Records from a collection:
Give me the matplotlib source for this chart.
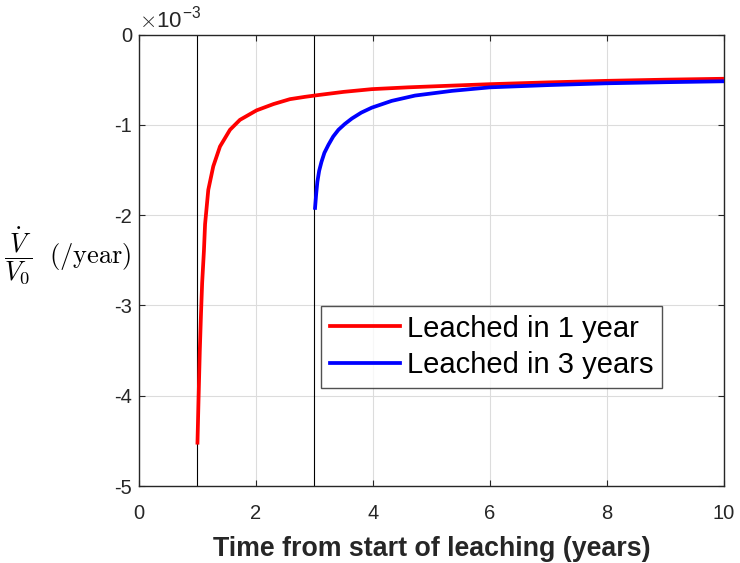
import numpy as np
import matplotlib.pyplot as plt

plt.rcParams['font.family'] = ['Liberation Sans', 'DejaVu Sans']
plt.rcParams['mathtext.fontset'] = 'cm'

# values (units of 1e-3 /year)
t_1yr = [1.0, 1.02, 1.04, 1.06, 1.08, 1.11, 1.13, 1.185, 1.27, 1.385, 1.556, 1.726,
         2.01, 2.3, 2.58, 2.84, 3.07, 3.5, 3.98, 4.6, 5.35, 6.0, 7.0, 8.0, 9.0, 10.0]
v_1yr = [-4.52, -4.0, -3.5, -3.1, -2.75, -2.4, -2.1, -1.72, -1.46, -1.24, -1.055, -0.945,
         -0.84, -0.77, -0.716, -0.69, -0.67, -0.635, -0.605, -0.585, -0.566, -0.55, -0.53, -0.513, -0.50, -0.49]
t_3yr = [3.01, 3.03, 3.05, 3.08, 3.12, 3.17, 3.24, 3.32, 3.41, 3.52, 3.64, 3.8, 3.98, 4.32, 4.72,
         5.35, 6.0, 7.0, 8.0, 9.0, 10.0]
v_3yr = [-1.92, -1.76, -1.63, -1.51, -1.41, -1.31, -1.22, -1.13, -1.055, -0.99, -0.93, -0.865,
         -0.81, -0.735, -0.676, -0.624, -0.585, -0.56, -0.54, -0.528, -0.518]
start_times = [1, 3]

fig = plt.figure(figsize=(7.4, 5.63), dpi=100)
ax = fig.add_axes([0.1878, 0.1367, 0.7905, 0.802])

ax.plot(t_1yr, np.array(v_1yr) * 1e-3, color='red', lw=2.7, label='Leached in 1 year', zorder=3)
ax.plot(t_3yr, np.array(v_3yr) * 1e-3, color='blue', lw=2.7, label='Leached in 3 years', zorder=3)
for ts in start_times:
    ax.axvline(ts, color='black', lw=0.8, zorder=2)

ax.set_xlim(0, 10)
ax.set_ylim(-5e-3, 0)
ax.set_xticks(np.arange(0, 11, 2))
ax.set_yticks(np.arange(-5, 1) * 1e-3)
ax.set_yticklabels(['-5', '-4', '-3', '-2', '-1', '0'])
ax.set_xticklabels(['0', '2', '4', '6', '8', '10'])
ax.grid(True, color='#dcdcdc', lw=0.8)
ax.set_axisbelow(True)
ax.tick_params(direction='in', top=True, right=True, labelsize=14.5, colors='#262626', length=4)
ax.tick_params(axis='x', pad=13)
ax.tick_params(axis='y', pad=5)
for s in ax.spines.values():
    s.set_color('#262626')
    s.set_linewidth(1.0)

ax.set_xlabel('Time from start of leaching (years)', fontsize=19.3, fontweight='bold',
              color='#262626', labelpad=9)
fig.text(0.006, 0.545, r'$\dfrac{\dot{V}}{V_0}\ \ \mathrm{(/year)}$', fontsize=19, va='center', ha='left')
ax.text(0.0, 1.002, r'$\times$10$^{\mathregular{-3}}$', transform=ax.transAxes, fontsize=16,
        color='#262626', ha='left', va='bottom')

leg = ax.legend(loc='upper left', bbox_to_anchor=(0.311, 0.399), fontsize=21, frameon=True,
                fancybox=False, edgecolor='#262626', handlelength=2.4, handletextpad=0.25,
                borderpad=0.3, labelspacing=0.28, borderaxespad=0)
leg.get_frame().set_linewidth(1.0)

fig.savefig('out.png', dpi=100)
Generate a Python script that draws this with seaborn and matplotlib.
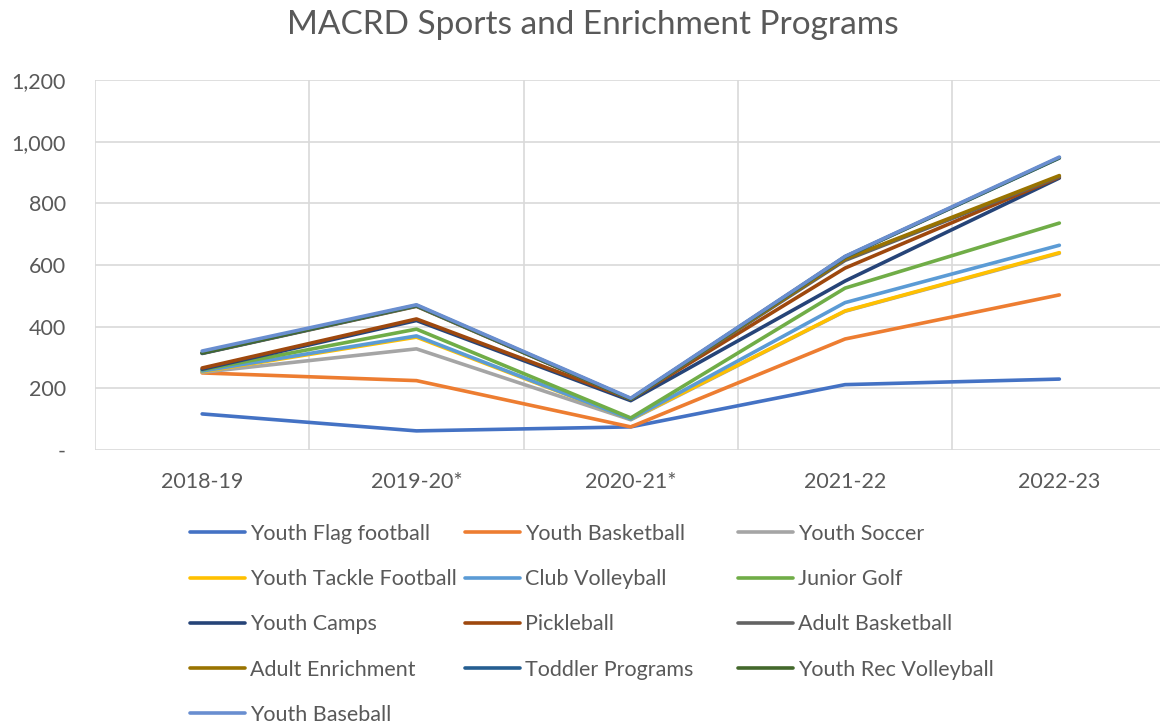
import numpy as np
import pandas as pd
import matplotlib
matplotlib.use("Agg")
import matplotlib.pyplot as plt
import seaborn as sns
from matplotlib.ticker import FixedLocator, FuncFormatter

# ---- data (per-program values; chart is an Excel stacked line chart) ----
years = ["2018-19", "2019-20*", "2020-21*", "2021-22", "2022-23"]
programs = ["Youth Flag football", "Youth Basketball", "Youth Soccer",
            "Youth Tackle Football", "Club Volleyball", "Junior Golf",
            "Youth Camps", "Pickleball", "Adult Basketball",
            "Adult Enrichment", "Toddler Programs", "Youth Rec Volleyball",
            "Youth Baseball"]
youth_flag_football = [117, 62, 75, 212, 230]
youth_basketball = [133, 163, 0, 148, 273]
youth_soccer = [2, 103, 23, 90, 135]
youth_tackle_football = [2, 38, 2, 1, 2]
club_volleyball = [2, 4, 0, 27, 24]
junior_golf = [4, 22, 4, 47, 72]
youth_camps = [2, 28, 56, 23, 146]
pickleball = [4, 5, 5, 42, 3]
adult_basketball = [47, 41, 0, 25, 2]
adult_enrichment = [1, 1, 0, 5, 3]
toddler_programs = [0, 1, 1, 6, 57]
youth_rec_volleyball = [1, 1, 0, 1, 1]
youth_baseball = [6, 2, 2, 1, 2]
colors = ["#4472C4", "#ED7D31", "#A5A5A5", "#FFC000", "#5B9BD5", "#70AD47",
          "#264478", "#9E480E", "#636363", "#997300", "#255E91", "#43682B",
          "#698ED0"]
y_ticks = [0, 200, 400, 600, 800, 1000, 1200]

series = [youth_flag_football, youth_basketball, youth_soccer,
          youth_tackle_football, club_volleyball, junior_golf, youth_camps,
          pickleball, adult_basketball, adult_enrichment, toddler_programs,
          youth_rec_volleyball, youth_baseball]
stacked = np.cumsum(np.array(series, dtype=float), axis=0)

rows = []
for name, vals in zip(programs, stacked):
    for yr, v in zip(years, vals):
        rows.append({"Year": yr, "Program": name, "Value": v})
df = pd.DataFrame(rows)

# ---- figure ----
sns.set_theme(style="white")
plt.rcParams["font.family"] = ["Lato", "DejaVu Sans"]
W, H = 1160, 726
fig = plt.figure(figsize=(W / 100, H / 100), dpi=100)
left, right, top, bottom = 95, 1160, 80, 450
ax = fig.add_axes([left / W, 1 - bottom / H, (right - left) / W, (bottom - top) / H])

sns.lineplot(data=df, x="Year", y="Value", hue="Program", hue_order=programs,
             palette=colors, sort=False, linewidth=2.6, legend=False, ax=ax,
             estimator=None)

step = 214.3
ax.set_xlim(-0.5, -0.5 + (right - left) / step)
ax.set_ylim(0, 1200)
ax.yaxis.set_major_locator(FixedLocator(y_ticks))
ax.yaxis.set_major_formatter(FuncFormatter(lambda v, p: "-" if v == 0 else f"{int(v):,}"))
ax.xaxis.set_minor_locator(FixedLocator([-0.5, 0.5, 1.5, 2.5, 3.5]))
ax.grid(True, axis="y", which="major", color="#D9D9D9", linewidth=1.2)
ax.grid(True, axis="x", which="minor", color="#D9D9D9", linewidth=1.2)
ax.grid(False, axis="x", which="major")
for s in ax.spines.values():
    s.set_visible(False)
ax.tick_params(axis="y", which="major", length=0, labelsize=15.5, labelcolor="#595959", pad=21)
ax.tick_params(axis="x", which="major", length=0, labelsize=15.5, labelcolor="#595959", pad=16)
ax.tick_params(axis="x", which="minor", length=0)
ax.set_xlabel("")
ax.set_ylabel("")

fig.text(593 / W, 1 - 25 / H, "MACRD Sports and Enrichment Programs",
         ha="center", va="center", fontsize=24, color="#595959")

# legend: Excel lays entries out row by row in three equal-width columns
col_x = [190, 465, 738]
for c, x0 in enumerate(col_x):
    idx = list(range(c, len(programs), 3))
    handles = [plt.Line2D([], [], color=colors[i], linewidth=2.6) for i in idx]
    labels = [programs[i] for i in idx]
    leg = fig.legend(handles, labels, ncol=1, loc="upper left",
                     bbox_to_anchor=(x0 / W, 1 - 524 / H), frameon=False,
                     fontsize=15.5, handlelength=2.55, handletextpad=0.25,
                     labelspacing=1.17, borderpad=0, borderaxespad=0)
    for t in leg.get_texts():
        t.set_color("#595959")

fig.savefig("out.png", dpi=100)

= Task description =
Exactly and only the lines from the top of the records down to the line containing "ax.axvline(ts, color='black', lw=0.8, zorder=2)" should be transcribed, please, without the pictures.

= The response =
Give me the matplotlib source for this chart.
import numpy as np
import matplotlib.pyplot as plt

plt.rcParams['font.family'] = ['Liberation Sans', 'DejaVu Sans']
plt.rcParams['mathtext.fontset'] = 'cm'

# values (units of 1e-3 /year)
t_1yr = [1.0, 1.02, 1.04, 1.06, 1.08, 1.11, 1.13, 1.185, 1.27, 1.385, 1.556, 1.726,
         2.01, 2.3, 2.58, 2.84, 3.07, 3.5, 3.98, 4.6, 5.35, 6.0, 7.0, 8.0, 9.0, 10.0]
v_1yr = [-4.52, -4.0, -3.5, -3.1, -2.75, -2.4, -2.1, -1.72, -1.46, -1.24, -1.055, -0.945,
         -0.84, -0.77, -0.716, -0.69, -0.67, -0.635, -0.605, -0.585, -0.566, -0.55, -0.53, -0.513, -0.50, -0.49]
t_3yr = [3.01, 3.03, 3.05, 3.08, 3.12, 3.17, 3.24, 3.32, 3.41, 3.52, 3.64, 3.8, 3.98, 4.32, 4.72,
         5.35, 6.0, 7.0, 8.0, 9.0, 10.0]
v_3yr = [-1.92, -1.76, -1.63, -1.51, -1.41, -1.31, -1.22, -1.13, -1.055, -0.99, -0.93, -0.865,
         -0.81, -0.735, -0.676, -0.624, -0.585, -0.56, -0.54, -0.528, -0.518]
start_times = [1, 3]

fig = plt.figure(figsize=(7.4, 5.63), dpi=100)
ax = fig.add_axes([0.1878, 0.1367, 0.7905, 0.802])

ax.plot(t_1yr, np.array(v_1yr) * 1e-3, color='red', lw=2.7, label='Leached in 1 year', zorder=3)
ax.plot(t_3yr, np.array(v_3yr) * 1e-3, color='blue', lw=2.7, label='Leached in 3 years', zorder=3)
for ts in start_times:
    ax.axvline(ts, color='black', lw=0.8, zorder=2)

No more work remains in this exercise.